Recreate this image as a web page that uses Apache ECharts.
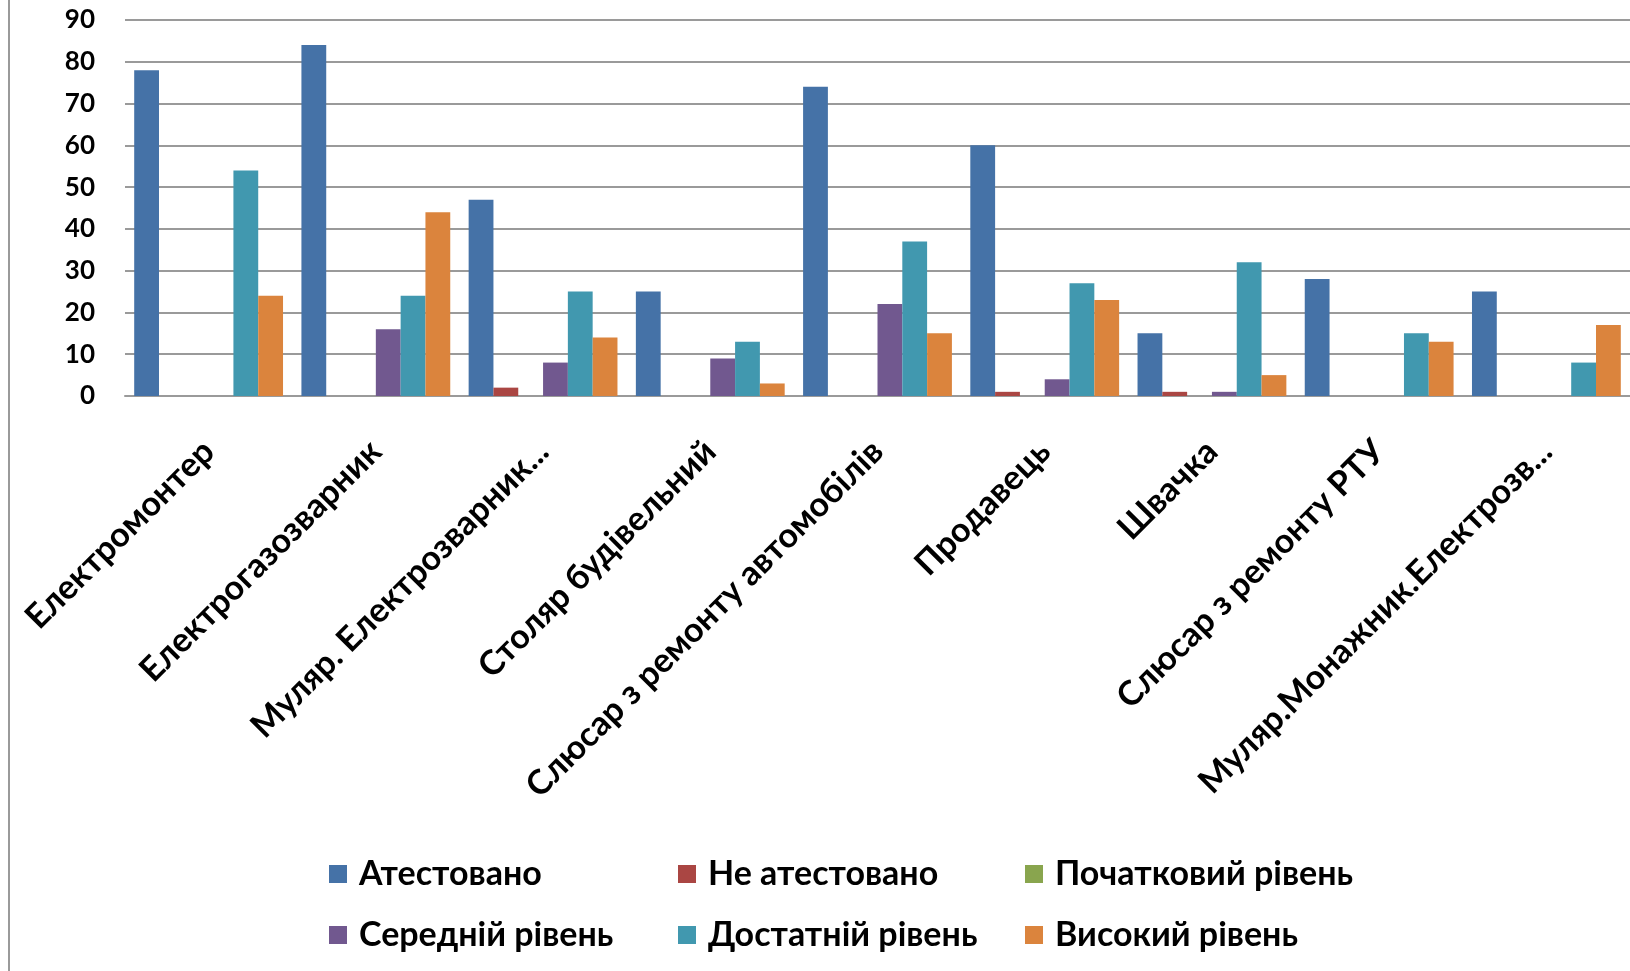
<!DOCTYPE html>
<html>
<head>
<meta charset="utf-8">
<script src="https://cdn.jsdelivr.net/npm/echarts@6/dist/echarts.min.js"></script>
<style>
html,body{margin:0;padding:0;background:#fff;}
#c{width:1630px;height:971px;}
</style>
</head>
<body>
<div id="c"></div>
<script>
const categories = ['Електромонтер','Електрогазозварник','Муляр. Електрозварник...','Столяр будівельний','Слюсар з ремонту автомобілів','Продавець','Швачка','Слюсар з ремонту РТУ','Муляр.Монажник.Електрозв...'];
const seriesNames = ['Атестовано','Не атестовано','Початковий рівень','Середній рівень','Достатній рівень','Високий рівень'];
const attested      = [78, 84, 47, 25, 74, 60, 15, 28, 25];
const notAttested   = [0, 0, 2, 0, 0, 1, 1, 0, 0];
const initialLevel  = [0, 0, 0, 0, 0, 0, 0, 0, 0];
const middleLevel   = [0, 16, 8, 9, 22, 4, 1, 0, 0];
const sufficientLvl = [54, 24, 25, 13, 37, 27, 32, 15, 8];
const highLevel     = [24, 44, 14, 3, 15, 23, 5, 13, 17];
const yTicks = [0, 10, 20, 30, 40, 50, 60, 70, 80, 90];

const colors = ['#4572A7','#AA4643','#89A54E','#71588F','#4198AF','#DB843D'];
const values = [attested, notAttested, initialLevel, middleLevel, sufficientLvl, highLevel];
const FONT = "Lato, 'Noto Sans', sans-serif";

const chart = echarts.init(document.getElementById('c'), null, {renderer:'canvas'});
const legendBase = {
  orient: 'vertical', top: 849, itemWidth: 18, itemHeight: 18, itemGap: 21, icon: 'rect',
  textStyle: {fontFamily: FONT, fontWeight: 'bold', fontSize: 34, color: '#000', lineHeight: 40, padding: [0,0,0,7]}
};
chart.setOption({
  animation: false,
  color: colors,
  graphic: [{type:'line', shape:{x1:9,y1:0,x2:9,y2:971}, style:{stroke:'#9a9a9a', lineWidth:2}}],
  legend: [
    Object.assign({}, legendBase, {left: 324, data: [seriesNames[0], seriesNames[3]]}),
    Object.assign({}, legendBase, {left: 673, data: [seriesNames[1], seriesNames[4]]}),
    Object.assign({}, legendBase, {left: 1020, data: [seriesNames[2], seriesNames[5]]})
  ],
  grid: {left: 125, top: 20, width: 1523, height: 376, containLabel: false},
  xAxis: {
    type: 'category', data: categories,
    axisTick: {show: false},
    axisLine: {lineStyle: {color: '#9a9a9a', width: 2}},
    axisLabel: {rotate: 45, margin: 50, interval: 0, fontFamily: FONT, fontWeight: 'bold', fontSize: 34, color: '#000'}
  },
  yAxis: {
    type: 'value', min: yTicks[0], max: yTicks[yTicks.length-1], interval: 10,
    axisLine: {show: false}, axisTick: {show: false},
    splitLine: {lineStyle: {color: '#9a9a9a', width: 2}},
    axisLabel: {margin: 30, fontFamily: FONT, fontWeight: 'bold', fontSize: 26, color: '#000'}
  },
  series: seriesNames.map((n, i) => ({
    name: n, type: 'bar', data: values[i], barGap: '0%', barCategoryGap: '11%',
    itemStyle: {color: colors[i]}
  }))
});
</script>
</body>
</html>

▶ TO DO
Copy out every line of the material above exactly, skipping the pictures.

▶ TASK ANSWER
Recreate this image as a web page that uses Apache ECharts.
<!DOCTYPE html>
<html>
<head>
<meta charset="utf-8">
<script src="https://cdn.jsdelivr.net/npm/echarts@6/dist/echarts.min.js"></script>
<style>
html,body{margin:0;padding:0;background:#fff;}
#c{width:1630px;height:971px;}
</style>
</head>
<body>
<div id="c"></div>
<script>
const categories = ['Електромонтер','Електрогазозварник','Муляр. Електрозварник...','Столяр будівельний','Слюсар з ремонту автомобілів','Продавець','Швачка','Слюсар з ремонту РТУ','Муляр.Монажник.Електрозв...'];
const seriesNames = ['Атестовано','Не атестовано','Початковий рівень','Середній рівень','Достатній рівень','Високий рівень'];
const attested      = [78, 84, 47, 25, 74, 60, 15, 28, 25];
const notAttested   = [0, 0, 2, 0, 0, 1, 1, 0, 0];
const initialLevel  = [0, 0, 0, 0, 0, 0, 0, 0, 0];
const middleLevel   = [0, 16, 8, 9, 22, 4, 1, 0, 0];
const sufficientLvl = [54, 24, 25, 13, 37, 27, 32, 15, 8];
const highLevel     = [24, 44, 14, 3, 15, 23, 5, 13, 17];
const yTicks = [0, 10, 20, 30, 40, 50, 60, 70, 80, 90];

const colors = ['#4572A7','#AA4643','#89A54E','#71588F','#4198AF','#DB843D'];
const values = [attested, notAttested, initialLevel, middleLevel, sufficientLvl, highLevel];
const FONT = "Lato, 'Noto Sans', sans-serif";

const chart = echarts.init(document.getElementById('c'), null, {renderer:'canvas'});
const legendBase = {
  orient: 'vertical', top: 849, itemWidth: 18, itemHeight: 18, itemGap: 21, icon: 'rect',
  textStyle: {fontFamily: FONT, fontWeight: 'bold', fontSize: 34, color: '#000', lineHeight: 40, padding: [0,0,0,7]}
};
chart.setOption({
  animation: false,
  color: colors,
  graphic: [{type:'line', shape:{x1:9,y1:0,x2:9,y2:971}, style:{stroke:'#9a9a9a', lineWidth:2}}],
  legend: [
    Object.assign({}, legendBase, {left: 324, data: [seriesNames[0], seriesNames[3]]}),
    Object.assign({}, legendBase, {left: 673, data: [seriesNames[1], seriesNames[4]]}),
    Object.assign({}, legendBase, {left: 1020, data: [seriesNames[2], seriesNames[5]]})
  ],
  grid: {left: 125, top: 20, width: 1523, height: 376, containLabel: false},
  xAxis: {
    type: 'category', data: categories,
    axisTick: {show: false},
    axisLine: {lineStyle: {color: '#9a9a9a', width: 2}},
    axisLabel: {rotate: 45, margin: 50, interval: 0, fontFamily: FONT, fontWeight: 'bold', fontSize: 34, color: '#000'}
  },
  yAxis: {
    type: 'value', min: yTicks[0], max: yTicks[yTicks.length-1], interval: 10,
    axisLine: {show: false}, axisTick: {show: false},
    splitLine: {lineStyle: {color: '#9a9a9a', width: 2}},
    axisLabel: {margin: 30, fontFamily: FONT, fontWeight: 'bold', fontSize: 26, color: '#000'}
  },
  series: seriesNames.map((n, i) => ({
    name: n, type: 'bar', data: values[i], barGap: '0%', barCategoryGap: '11%',
    itemStyle: {color: colors[i]}
  }))
});
</script>
</body>
</html>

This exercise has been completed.